Former police officer Marius van der Westhuizen was on Thursday
granted leave to appeal a 24-year jail sentence for killing his
three children.
He appeared in the Cape High Court, before Judge Willem Louw,
who also granted him leave to appeal his three murder convictions.
The judge extended his bail, pending the outcome of the appeals,
despite strong objections by prosecutor Mornay Julius.
Louw said he was satisfied the convictions were correct, and
that the jail sentence was not "gruesome", as contended by defence
attorney Milton de la Harpe. However, it was reasonably possible
that the Supreme Court of Appeal might conclude otherwise, he said.

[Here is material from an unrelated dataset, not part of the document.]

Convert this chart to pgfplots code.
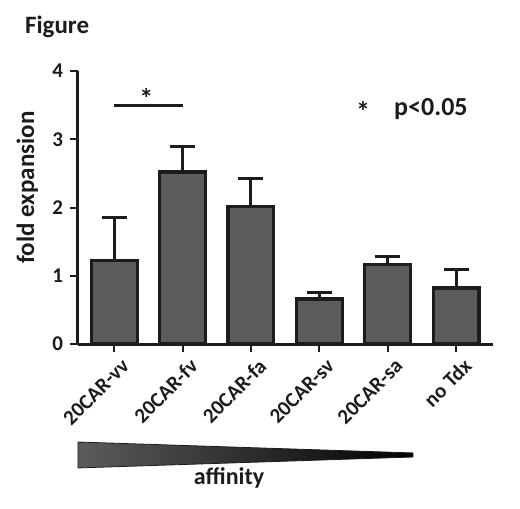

Van der Westhuizen had in fact qualified for the minimum
sentence of 15 years on each of the three murder charges, that had
not been planned or premeditated. Had the seriousness of the
murders been the only factors to consider, the minimum sentence
would in fact have been imposed.
Fateful day described
Louw said van der Westhuizen had shot dead his three children to
punish his wife, Charlotte, also a police officer, for having lied
to him. Minutes before the shootings, Van der Westhuizen had given
his wife the ultimatum to choose between her job, or him and their
family.
She responded that she was unable to make such a choice, which
Van der Westhuizen had understood to mean that she had chosen her
job over her husband, home and family.
The judge said Van der Westhuizen had been firm in the belief
that a husband was the head of the household, and as such had to be
respected by his wife.
He said Van der Westhuizen had then taken his service pistol,
and with each shot at the children had said to his wife: "You made
your choice ? now you must face the consequences."
After the first child, asleep in bed, had been shot dead, the
wife had begged him to stop, which had given Van der Westhuizen
time to come to his senses.
Instead, he proceeded to the second child's bedroom, then to the
third.
The judge said: "The shootings were not about revenge, as in an
eye-for-and-eye, and in passing sentence the court has to consider
the severe shock that the mother suffered as she witnessed her
husband shoot dead their own children."